In a conference organized on Türkiye’s suggestion on Wednesday, the Organization of Islamic Cooperation (OIC) examined the deteriorating social and economic conditions in Afghanistan, Daily Sabah reports.

The Afghan interim administration was urged by the OIC’s executive committee to rethink its restriction on women working in nongovernmental organizations (NGOs) and educational institutions. The committee resolved to send a second team to Afghanistan to inform the Taliban of the OIC’s position on human and women’s rights.

The committee voiced its displeasure with the temporary Taliban government’s measures to limit women’s access to higher education and to jobs in nongovernmental organizations.
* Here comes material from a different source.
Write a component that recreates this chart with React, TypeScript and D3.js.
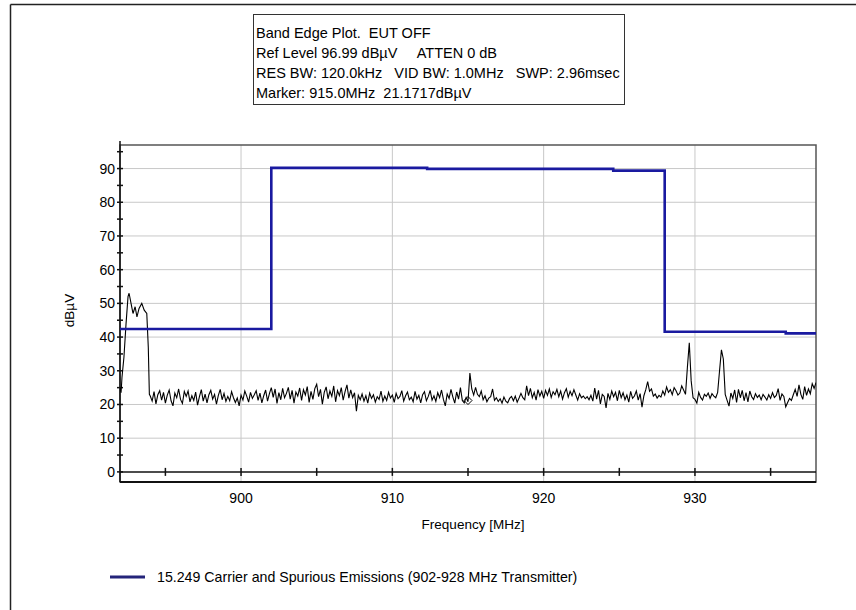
import React from 'react';
import * as d3 from 'd3';

const infoLines = [
  'Band Edge Plot.  EUT OFF',
  'Ref Level 96.99 dBµV     ATTEN 0 dB',
  'RES BW: 120.0kHz   VID BW: 1.0MHz   SWP: 2.96msec',
  'Marker: 915.0MHz  21.1717dBµV',
];

const xLabels = [900, 910, 920, 930];
const xMinor = [895, 900, 905, 910, 915, 920, 925, 930, 935];
const yLabels = [0, 10, 20, 30, 40, 50, 60, 70, 80, 90];
const yMinor = [5, 10, 15, 20, 25, 30, 35, 40, 45, 50, 55, 60, 65, 70, 75, 80, 85, 90, 95];

// limit line (step after each breakpoint)
const limitFreqs = [892, 902, 912.3, 924.6, 928, 936, 938];
const limitLevels = [42.4, 90.2, 89.9, 89.4, 41.6, 41.1, 41.1];

// start of sweep, carrier leftover below the band
const headFreqs = [892.0, 892.07, 892.13, 892.26, 892.4, 892.53, 892.6, 892.73, 892.86, 893.0, 893.12, 893.26, 893.44, 893.6, 893.77, 893.87, 893.94];
const headLevels = [25, 23.5, 28, 34, 44, 52, 53, 50, 47, 49, 46, 48.5, 50, 48, 47, 37, 23];

// rest of the sweep, one value every 0.125 MHz from 894.0
const sweepStart = 894.0;
const sweepStep = 0.125;
const sweepLevels = [
  22.5, 21.0, 23.8, 20.2, 22.9, 24.1, 21.3, 23.6, // 894
  20.4, 22.8, 24.3, 21.1, 19.6, 23.4, 22.0, 24.6, // 895
  21.5, 20.3, 23.9, 22.4, 24.0, 20.8, 22.6, 21.2, // 896
  23.7, 19.8, 22.3, 24.4, 21.0, 23.1, 20.5, 22.9, // 897
  24.2, 21.6, 23.0, 20.1, 22.7, 24.5, 21.4, 23.3, // 898
  20.9, 22.4, 21.1, 23.8, 22.0, 20.6, 21.9, 19.6, // 899
  22.8, 21.3, 24.0, 22.5, 20.7, 23.6, 21.8, 22.9, // 900
  24.1, 21.2, 23.4, 20.5, 22.6, 24.3, 21.0, 23.2, // 901
  25.0, 22.1, 24.6, 20.3, 23.5, 21.4, 24.8, 22.0, // 902
  23.3, 25.1, 21.6, 24.2, 20.4, 23.7, 22.5, 24.9, // 903
  21.2, 24.4, 22.8, 25.3, 20.6, 23.9, 21.5, 24.7, // 904
  26.0, 22.3, 24.5, 20.1, 23.6, 25.2, 21.7, 24.0, // 905
  22.4, 25.5, 20.8, 24.1, 22.6, 25.0, 21.3, 23.8, // 906
  25.8, 21.9, 24.3, 22.0, 23.5, 18.0, 22.7, 21.4, // 907
  23.1, 21.0, 22.6, 20.4, 23.4, 21.8, 22.9, 20.7, // 908
  22.3, 21.5, 24.0, 20.9, 22.5, 21.2, 23.6, 21.9, // 909
  22.8, 20.6, 23.3, 21.7, 22.4, 24.1, 21.0, 22.6, // 910
  23.7, 21.4, 22.2, 20.8, 23.9, 21.6, 22.7, 20.5, // 911
  22.9, 23.8, 21.1, 22.4, 24.2, 21.3, 22.6, 20.9, // 912
  23.5, 22.0, 24.3, 21.5, 19.6, 23.1, 21.8, 24.5, // 913
  22.2, 20.4, 23.7, 21.6, 25.0, 21.2, 20.5, 22.1, // 914
  20.8, 29.3, 24.6, 22.8, 25.1, 23.0, 22.3, 24.0, // 915
  21.4, 22.6, 20.8, 21.9, 22.3, 24.6, 21.2, 22.0, // 916
  20.9, 21.7, 20.4, 22.2, 21.0, 20.5, 21.8, 22.4, // 917
  21.1, 22.5, 20.7, 21.9, 23.3, 22.0, 21.4, 25.5, // 918
  22.6, 24.8, 22.0, 23.6, 21.3, 24.4, 22.5, 23.9, // 919
  21.8, 24.2, 22.7, 24.6, 22.1, 23.8, 22.9, 24.5, // 920
  22.3, 24.0, 21.6, 23.5, 24.7, 22.2, 23.9, 22.6, // 921
  24.4, 22.8, 21.3, 23.2, 22.0, 22.5, 21.7, 22.3, // 922
  21.4, 22.7, 21.0, 24.9, 21.6, 24.2, 20.2, 23.0, // 923
  22.4, 19.0, 23.3, 21.5, 24.0, 22.3, 23.6, 21.1, // 924
  24.2, 22.0, 23.5, 21.4, 22.8, 20.7, 23.9, 21.8, // 925
  22.5, 24.0, 21.3, 23.2, 19.2, 22.6, 24.4, 26.8, // 926
  23.9, 24.6, 22.5, 23.1, 21.9, 22.7, 22.2, 24.0, // 927
  22.8, 25.2, 23.6, 24.4, 22.9, 25.0, 24.1, 22.8, // 928
  23.4, 25.5, 24.3, 23.0, 31.0, 38.3, 27.0, 22.0, // 929
  21.5, 20.4, 23.6, 22.1, 21.3, 23.0, 22.4, 23.4, // 930
  21.8, 23.2, 22.5, 22.0, 23.6, 30.0, 36.2, 33.5, // 931
  23.0, 21.2, 19.5, 23.4, 21.8, 24.3, 20.6, 24.5, // 932
  22.0, 24.2, 21.1, 23.5, 20.8, 24.0, 22.3, 21.5, // 933
  23.2, 22.1, 22.8, 21.4, 23.0, 22.2, 21.3, 22.9, // 934
  21.8, 23.5, 22.1, 22.7, 24.7, 21.2, 23.1, 22.4, // 935
  19.3, 20.6, 21.8, 21.2, 22.9, 24.5, 22.4, 25.8, // 936
  23.0, 21.5, 25.3, 22.7, 24.6, 23.2, 26.2, 24.8, // 937
  26.5, // 938
];

const markerFreq = 915.0;
const markerLevel = 21.17;

const legendLabel = '15.249 Carrier and Spurious Emissions (902-928 MHz Transmitter)';

const W = 856;
const H = 610;
const plot = { left: 120, right: 816, top: 145, bottom: 482 };
const font = '"Liberation Sans", Arial, sans-serif';

export default function App() {
  const x = d3.scaleLinear().domain([892, 938]).range([plot.left, plot.right]);
  const y = d3.scaleLinear().domain([-3, 96.99]).range([plot.bottom, plot.top]);

  const limitPts: [number, number][] = limitFreqs.map((f, i) => [f, limitLevels[i]]);
  const tracePts: [number, number][] = [
    ...headFreqs.map((f, i) => [f, headLevels[i]] as [number, number]),
    ...sweepLevels.map((v, i) => [sweepStart + i * sweepStep, v] as [number, number]),
  ];

  const limitLine = d3
    .line<[number, number]>()
    .x(d => x(d[0]))
    .y(d => y(d[1]))
    .curve(d3.curveStepAfter);

  const traceLine = d3
    .line<[number, number]>()
    .x(d => x(d[0]))
    .y(d => y(d[1]));

  const mx = x(markerFreq);
  const my = y(markerLevel);
  const y0 = y(0);

  return (
    <svg
      width={W}
      height={H}
      style={{ position: 'absolute', left: 0, top: 0, background: '#fff' }}
      fontFamily={font}
    >
      <defs>
        <clipPath id="plotClip">
          <rect x={plot.left} y={plot.top} width={plot.right - plot.left} height={plot.bottom - plot.top} />
        </clipPath>
      </defs>

      {/* outer frame */}
      <line x1={10.5} x2={10.5} y1={4.5} y2={H} stroke="#222" strokeWidth={1.5} />
      <line x1={10.5} x2={W} y1={4.5} y2={4.5} stroke="#222" strokeWidth={1.5} />

      {/* info box */}
      <rect x={253.5} y={14.5} width={371} height={90} fill="#fff" stroke="#333" strokeWidth={1} />
      {infoLines.map((t, i) => (
        <text key={t} x={256} y={38 + i * 20} fontSize={14.5} style={{ whiteSpace: 'pre' }}>
          {t}
        </text>
      ))}

      {/* grid */}
      {yLabels.filter(v => v > 0).map(v => (
        <line key={'gy' + v} x1={plot.left} x2={plot.right} y1={y(v)} y2={y(v)} stroke="#c8c8c8" />
      ))}
      {xLabels.map(v => (
        <line key={'gx' + v} x1={x(v)} x2={x(v)} y1={plot.top} y2={plot.bottom} stroke="#c8c8c8" />
      ))}

      {/* plot border */}
      <rect x={plot.left} y={plot.top} width={plot.right - plot.left} height={plot.bottom - plot.top} fill="none" stroke="#555" strokeWidth={1.5} />
      <line x1={plot.left} x2={plot.right} y1={plot.bottom} y2={plot.bottom} stroke="#111" strokeWidth={2} />
      <line x1={plot.left} x2={plot.left} y1={plot.top - 4} y2={plot.bottom} stroke="#111" strokeWidth={1.5} />

      {/* x axis at 0 dB */}
      <line x1={plot.left} x2={plot.right} y1={y0} y2={y0} stroke="#111" strokeWidth={1.5} />
      {xMinor.map(v => (
        <line key={'tx' + v} x1={x(v)} x2={x(v)} y1={y0 - 4} y2={y0 + 4} stroke="#111" strokeWidth={1.5} />
      ))}
      {xLabels.map(v => (
        <text key={'lx' + v} x={x(v)} y={y0 + 31} fontSize={14} textAnchor="middle">
          {v}
        </text>
      ))}

      {/* y ticks */}
      {yMinor.map(v => (
        <line key={'ty' + v} x1={plot.left - 3} x2={plot.left + 3} y1={y(v)} y2={y(v)} stroke="#111" strokeWidth={1.5} />
      ))}
      <line x1={plot.left - 3} x2={plot.left + 3} y1={y0} y2={y0} stroke="#111" strokeWidth={1.5} />
      {yLabels.map(v => (
        <text key={'ly' + v} x={plot.left - 5} y={y(v) + 5} fontSize={14} textAnchor="end">
          {v}
        </text>
      ))}

      {/* axis titles */}
      <text x={473} y={529} fontSize={13.5} textAnchor="middle">
        Frequency [MHz]
      </text>
      <text transform={`translate(74,${(plot.top + plot.bottom) / 2 - 3}) rotate(-90)`} fontSize={13.5} textAnchor="middle">
        dBµV
      </text>

      {/* series */}
      <g clipPath="url(#plotClip)">
        <path d={traceLine(tracePts) ?? ''} fill="none" stroke="#000" strokeWidth={1.1} />
        <path d={limitLine(limitPts) ?? ''} fill="none" stroke="#1a1aa0" strokeWidth={2.6} />
        <path
          d={`M${mx - 4},${my} L${mx},${my - 4} L${mx + 4},${my} L${mx},${my + 4} Z`}
          fill="none"
          stroke="#000"
          strokeWidth={1}
        />
      </g>

      {/* legend */}
      <line x1={110} x2={145} y1={577} y2={577} stroke="#24247a" strokeWidth={3} />
      <text x={157} y={582} fontSize={14.2}>
        {legendLabel}
      </text>
    </svg>
  );
}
Foreign Minister Mevlüt Çavuşoğlu spoke with his colleagues from Muslim nations such as Saudi Arabia, Indonesia, the United Arab Emirates (UAE), and Qatar, to discuss the choices made on women in Afghanistan and the most recent events.

The foreign minister underscored that “the Taliban’s decision to ban women from universities in Afghanistan has no basis in Islam.”

“This ban is neither Islamic nor humanistic. Islam encourages education,” Çavuşoğlu said last month.

The 49th OIC Foreign Ministers Council, which will be hosted in Nouakchott, Mauritania, on March 16-17, will place the events in Afghanistan at the top of its agenda.

The Taliban imposed an immediate ban on women attending all Afghan universities in December of 2022. This was the latest in a string of actions the organization has taken to severely curtail women’s rights and marginalize women and girls from public life since assuming control in 2021.

Many humanitarian activities had to be shut down as a result of the prohibition on women working for NGOs, which was announced on December 24. These groups insisted that they could not and would not continue to operate without their female workers.

Thousands of people have already been impacted by the service interruption, according to aid organizations. A people already suffering from decades of conflict, poor living circumstances, and economic hardship would suffer grave and even fatal repercussions if the prohibition is kept in place.

Since the Taliban took over in August 2021, NGOs and aid organizations have been keeping Afghanistan afloat. The seizure resulted in the suspension of foreign lending, the freezing of currency reserves, and the isolation from global banking, which caused the already precarious economy to collapse.

NGOs have risen up to the plate and offered everything from food supplies to essential services like healthcare and education.